Secret shopper investigation reveals differences in hospital price transparency over the phone and online
by John R. Fischer
, Senior Reporter | September 22, 2023
A new study says that hospitals post different prices for services online from what they tell patients over the phone.
Since 2021, U.S. hospitals have been required under the Hospital Price Transparency Rule to list prices for certain services on their websites to help choose the best care within their budgets. Many have yet to do so, and now, a new study is saying that those that have, post prices that are different from the ones they tell patients over the phone.
According to researchers at Rice University and the University of Texas Medical Branch (UTMB) in Galveston, who assessed price transparency for brain MR scans and vaginal childbirth at 60 hospitals, phone and web prices vary widely among healthcare providers, including among those in the same city.

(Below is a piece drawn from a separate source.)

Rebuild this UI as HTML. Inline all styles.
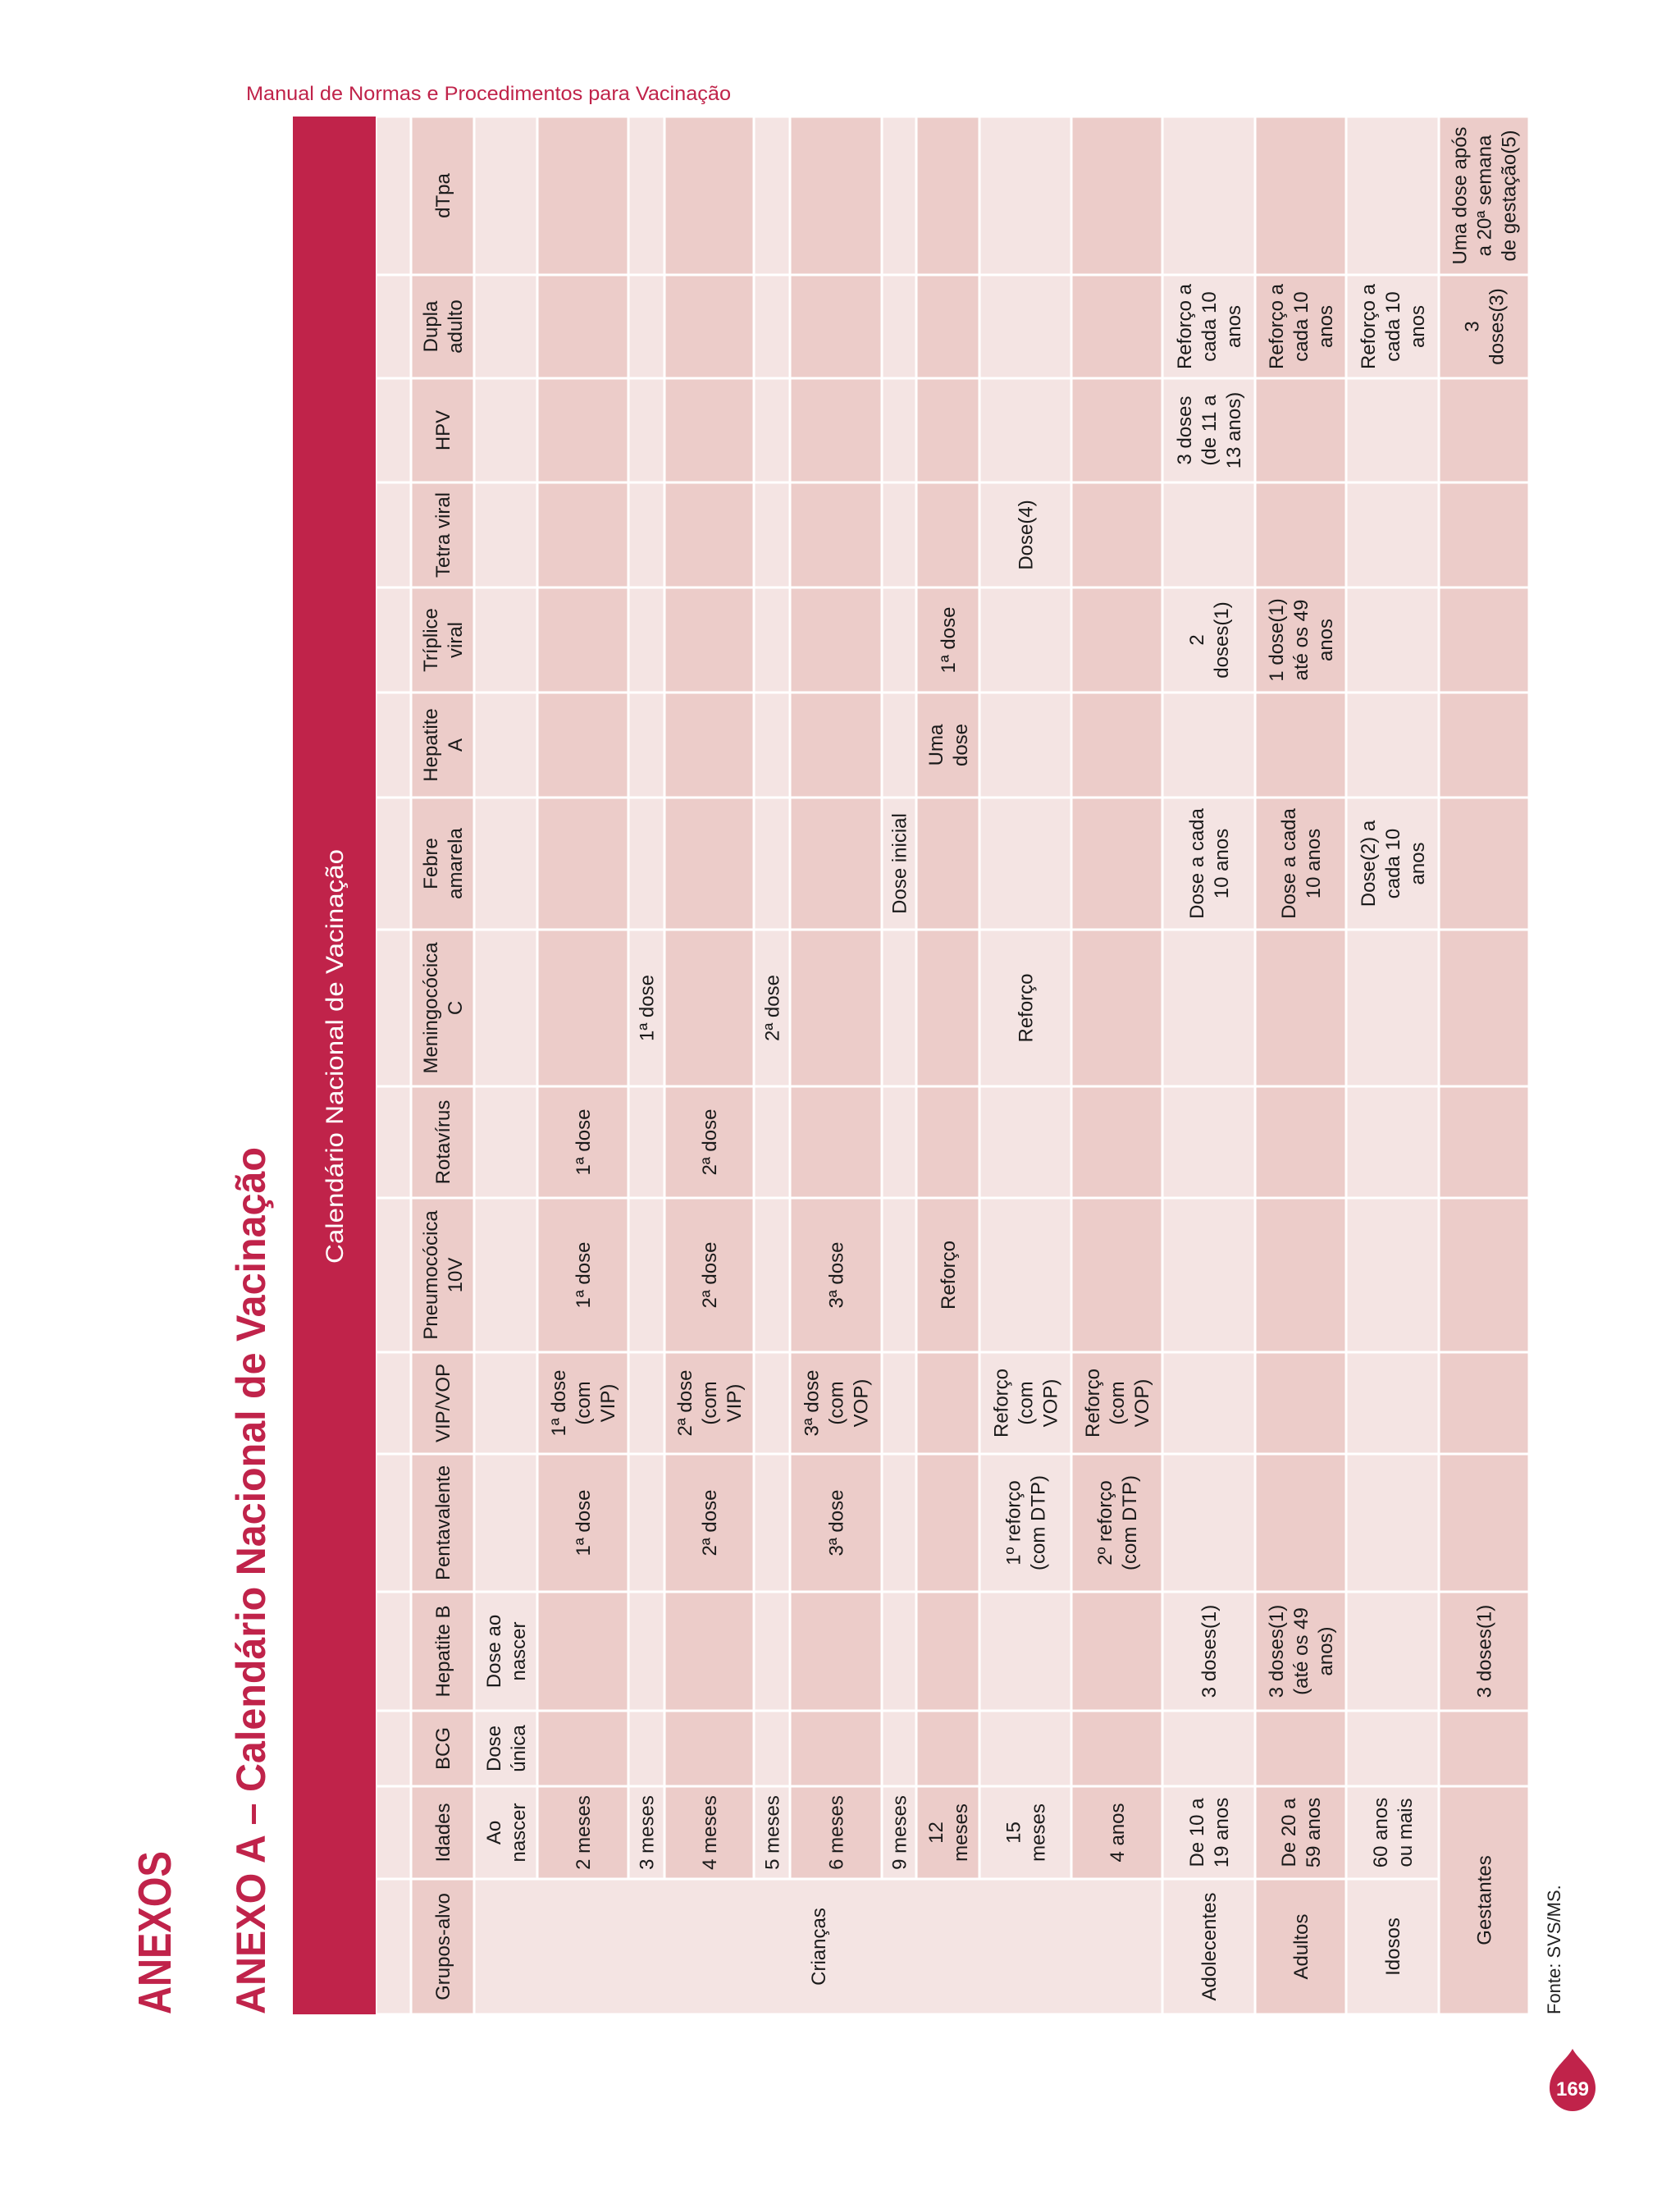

The group worked alongside billionaire “shark” Mark Cuban, from Shark Tank, to perform a secret shopper investigation where they had individuals call the hospitals for the prices of these CMS-required shoppable services.
Vivian Ho, the James A. Baker III Institute chair in health economics at Rice University’s Baker Institute for Public Policy, said phone and web costs could be “anywhere from 30% to 100%” different and that those discussed over the phone were not always less expensive.
“There were multiple hospitals with online prices that were greater than $20,000 (for vaginal childbirth), but telephone prices of less than $10,000. For brain MR, two hospitals provided telephone prices of more than $5,000 when their online prices were approximately $2,000,” they said in their report.
For their study, the researchers looked at top-ranked and safety-net hospitals, which often provide care regardless of how much an individual can pay. For brain MR, 85% of top-ranked providers offered both online and phone prices, compared to 50% of safety-net hospitals. But 100% of non-top-ranked, non-safety-net hospitals were able to provide both. For vaginal childbirth, 63% of top-ranked ones had online and phone prices, compared to 30% of safety-net hospitals and 21% of non-top-ranked, non-safety-net hospitals.
"It would be more understandable if prices were missing for some of the very uncommon procedures or imaging tests that hospitals do but for vaginal childbirth and brain MR, this is certainly not the case," Peter Cram, chair of the department of internal Medicine at UTMB, told HCB News.
Under the rule, providers must include a consumer-friendly searchable list of 300 medical procedures in a single machine-readable file that can be imported and processed by computers. But finding these prices can be challenging, as there is no set format for how hospitals should post them. Some providers, for instance, require patients to click through numerous pages to find their cost list.